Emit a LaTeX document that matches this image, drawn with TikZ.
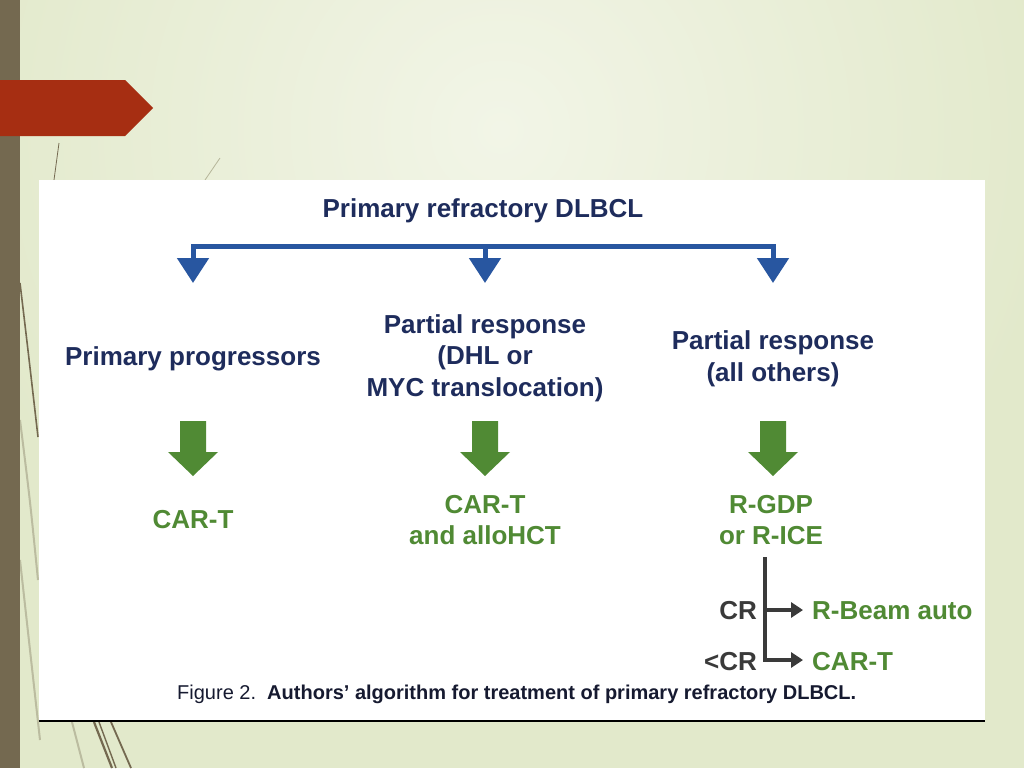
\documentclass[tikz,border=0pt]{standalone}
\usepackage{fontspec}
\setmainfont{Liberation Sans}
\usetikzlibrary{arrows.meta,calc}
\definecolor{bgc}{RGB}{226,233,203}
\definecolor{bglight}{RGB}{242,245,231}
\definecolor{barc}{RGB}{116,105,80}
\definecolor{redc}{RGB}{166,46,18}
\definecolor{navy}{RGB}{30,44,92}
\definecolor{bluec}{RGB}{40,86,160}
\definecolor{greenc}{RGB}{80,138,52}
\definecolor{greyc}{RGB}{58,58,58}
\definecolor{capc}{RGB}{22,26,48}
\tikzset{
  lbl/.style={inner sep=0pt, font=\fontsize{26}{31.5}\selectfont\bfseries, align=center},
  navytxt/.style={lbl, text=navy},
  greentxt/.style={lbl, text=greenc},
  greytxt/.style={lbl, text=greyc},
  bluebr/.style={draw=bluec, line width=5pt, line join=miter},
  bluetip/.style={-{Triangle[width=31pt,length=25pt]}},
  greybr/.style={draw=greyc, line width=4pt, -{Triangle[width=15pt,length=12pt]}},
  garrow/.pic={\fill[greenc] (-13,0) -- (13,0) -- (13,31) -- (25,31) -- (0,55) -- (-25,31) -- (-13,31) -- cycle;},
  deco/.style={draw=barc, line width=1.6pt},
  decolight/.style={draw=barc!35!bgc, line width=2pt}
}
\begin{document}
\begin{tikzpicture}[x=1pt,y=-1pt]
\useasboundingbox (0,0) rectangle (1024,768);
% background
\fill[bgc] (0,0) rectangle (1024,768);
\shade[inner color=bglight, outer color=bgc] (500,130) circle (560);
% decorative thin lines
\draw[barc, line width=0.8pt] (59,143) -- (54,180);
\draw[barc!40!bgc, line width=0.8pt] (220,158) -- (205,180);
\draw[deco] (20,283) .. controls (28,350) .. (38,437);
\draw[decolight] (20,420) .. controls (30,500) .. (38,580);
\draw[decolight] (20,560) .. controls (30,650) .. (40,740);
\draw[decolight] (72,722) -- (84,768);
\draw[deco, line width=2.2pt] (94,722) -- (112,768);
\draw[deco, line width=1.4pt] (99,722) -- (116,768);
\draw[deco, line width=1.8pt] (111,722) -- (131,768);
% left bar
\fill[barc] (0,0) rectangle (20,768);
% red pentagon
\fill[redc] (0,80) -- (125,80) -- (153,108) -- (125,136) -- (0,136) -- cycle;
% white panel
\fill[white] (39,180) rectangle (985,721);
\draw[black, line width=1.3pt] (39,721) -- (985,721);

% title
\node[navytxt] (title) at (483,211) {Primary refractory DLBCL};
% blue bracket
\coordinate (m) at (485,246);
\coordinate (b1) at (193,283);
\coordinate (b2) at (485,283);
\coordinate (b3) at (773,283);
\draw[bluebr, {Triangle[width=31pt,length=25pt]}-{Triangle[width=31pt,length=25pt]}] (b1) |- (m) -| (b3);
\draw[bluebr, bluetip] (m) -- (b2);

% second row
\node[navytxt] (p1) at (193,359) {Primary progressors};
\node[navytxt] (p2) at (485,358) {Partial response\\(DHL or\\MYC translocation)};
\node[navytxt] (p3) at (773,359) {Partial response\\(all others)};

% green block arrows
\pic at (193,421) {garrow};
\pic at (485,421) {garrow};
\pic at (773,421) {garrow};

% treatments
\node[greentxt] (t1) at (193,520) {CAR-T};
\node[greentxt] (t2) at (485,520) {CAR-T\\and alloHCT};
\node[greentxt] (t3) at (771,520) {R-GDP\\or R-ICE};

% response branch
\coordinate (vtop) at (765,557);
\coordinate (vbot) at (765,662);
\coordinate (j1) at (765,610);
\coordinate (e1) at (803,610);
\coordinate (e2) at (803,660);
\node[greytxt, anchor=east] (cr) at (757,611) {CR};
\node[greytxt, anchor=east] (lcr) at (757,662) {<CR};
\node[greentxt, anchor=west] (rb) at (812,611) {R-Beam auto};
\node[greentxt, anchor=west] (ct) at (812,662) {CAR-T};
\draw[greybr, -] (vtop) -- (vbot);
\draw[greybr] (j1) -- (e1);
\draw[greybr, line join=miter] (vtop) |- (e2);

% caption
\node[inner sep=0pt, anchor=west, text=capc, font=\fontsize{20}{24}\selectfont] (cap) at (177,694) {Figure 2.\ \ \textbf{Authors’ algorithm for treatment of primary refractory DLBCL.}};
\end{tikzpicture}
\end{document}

---

WHAT THE TASK ASKS -
Reproduce all of the data exactly, omitting each picture it holds.

WRITTEN ANSWER -
Emit a LaTeX document that matches this image, drawn with TikZ.
\documentclass[tikz,border=0pt]{standalone}
\usepackage{fontspec}
\setmainfont{Liberation Sans}
\usetikzlibrary{arrows.meta,calc}
\definecolor{bgc}{RGB}{226,233,203}
\definecolor{bglight}{RGB}{242,245,231}
\definecolor{barc}{RGB}{116,105,80}
\definecolor{redc}{RGB}{166,46,18}
\definecolor{navy}{RGB}{30,44,92}
\definecolor{bluec}{RGB}{40,86,160}
\definecolor{greenc}{RGB}{80,138,52}
\definecolor{greyc}{RGB}{58,58,58}
\definecolor{capc}{RGB}{22,26,48}
\tikzset{
  lbl/.style={inner sep=0pt, font=\fontsize{26}{31.5}\selectfont\bfseries, align=center},
  navytxt/.style={lbl, text=navy},
  greentxt/.style={lbl, text=greenc},
  greytxt/.style={lbl, text=greyc},
  bluebr/.style={draw=bluec, line width=5pt, line join=miter},
  bluetip/.style={-{Triangle[width=31pt,length=25pt]}},
  greybr/.style={draw=greyc, line width=4pt, -{Triangle[width=15pt,length=12pt]}},
  garrow/.pic={\fill[greenc] (-13,0) -- (13,0) -- (13,31) -- (25,31) -- (0,55) -- (-25,31) -- (-13,31) -- cycle;},
  deco/.style={draw=barc, line width=1.6pt},
  decolight/.style={draw=barc!35!bgc, line width=2pt}
}
\begin{document}
\begin{tikzpicture}[x=1pt,y=-1pt]
\useasboundingbox (0,0) rectangle (1024,768);
% background
\fill[bgc] (0,0) rectangle (1024,768);
\shade[inner color=bglight, outer color=bgc] (500,130) circle (560);
% decorative thin lines
\draw[barc, line width=0.8pt] (59,143) -- (54,180);
\draw[barc!40!bgc, line width=0.8pt] (220,158) -- (205,180);
\draw[deco] (20,283) .. controls (28,350) .. (38,437);
\draw[decolight] (20,420) .. controls (30,500) .. (38,580);
\draw[decolight] (20,560) .. controls (30,650) .. (40,740);
\draw[decolight] (72,722) -- (84,768);
\draw[deco, line width=2.2pt] (94,722) -- (112,768);
\draw[deco, line width=1.4pt] (99,722) -- (116,768);
\draw[deco, line width=1.8pt] (111,722) -- (131,768);
% left bar
\fill[barc] (0,0) rectangle (20,768);
% red pentagon
\fill[redc] (0,80) -- (125,80) -- (153,108) -- (125,136) -- (0,136) -- cycle;
% white panel
\fill[white] (39,180) rectangle (985,721);
\draw[black, line width=1.3pt] (39,721) -- (985,721);

% title
\node[navytxt] (title) at (483,211) {Primary refractory DLBCL};
% blue bracket
\coordinate (m) at (485,246);
\coordinate (b1) at (193,283);
\coordinate (b2) at (485,283);
\coordinate (b3) at (773,283);
\draw[bluebr, {Triangle[width=31pt,length=25pt]}-{Triangle[width=31pt,length=25pt]}] (b1) |- (m) -| (b3);
\draw[bluebr, bluetip] (m) -- (b2);

% second row
\node[navytxt] (p1) at (193,359) {Primary progressors};
\node[navytxt] (p2) at (485,358) {Partial response\\(DHL or\\MYC translocation)};
\node[navytxt] (p3) at (773,359) {Partial response\\(all others)};

% green block arrows
\pic at (193,421) {garrow};
\pic at (485,421) {garrow};
\pic at (773,421) {garrow};

% treatments
\node[greentxt] (t1) at (193,520) {CAR-T};
\node[greentxt] (t2) at (485,520) {CAR-T\\and alloHCT};
\node[greentxt] (t3) at (771,520) {R-GDP\\or R-ICE};

% response branch
\coordinate (vtop) at (765,557);
\coordinate (vbot) at (765,662);
\coordinate (j1) at (765,610);
\coordinate (e1) at (803,610);
\coordinate (e2) at (803,660);
\node[greytxt, anchor=east] (cr) at (757,611) {CR};
\node[greytxt, anchor=east] (lcr) at (757,662) {<CR};
\node[greentxt, anchor=west] (rb) at (812,611) {R-Beam auto};
\node[greentxt, anchor=west] (ct) at (812,662) {CAR-T};
\draw[greybr, -] (vtop) -- (vbot);
\draw[greybr] (j1) -- (e1);
\draw[greybr, line join=miter] (vtop) |- (e2);

% caption
\node[inner sep=0pt, anchor=west, text=capc, font=\fontsize{20}{24}\selectfont] (cap) at (177,694) {Figure 2.\ \ \textbf{Authors’ algorithm for treatment of primary refractory DLBCL.}};
\end{tikzpicture}
\end{document}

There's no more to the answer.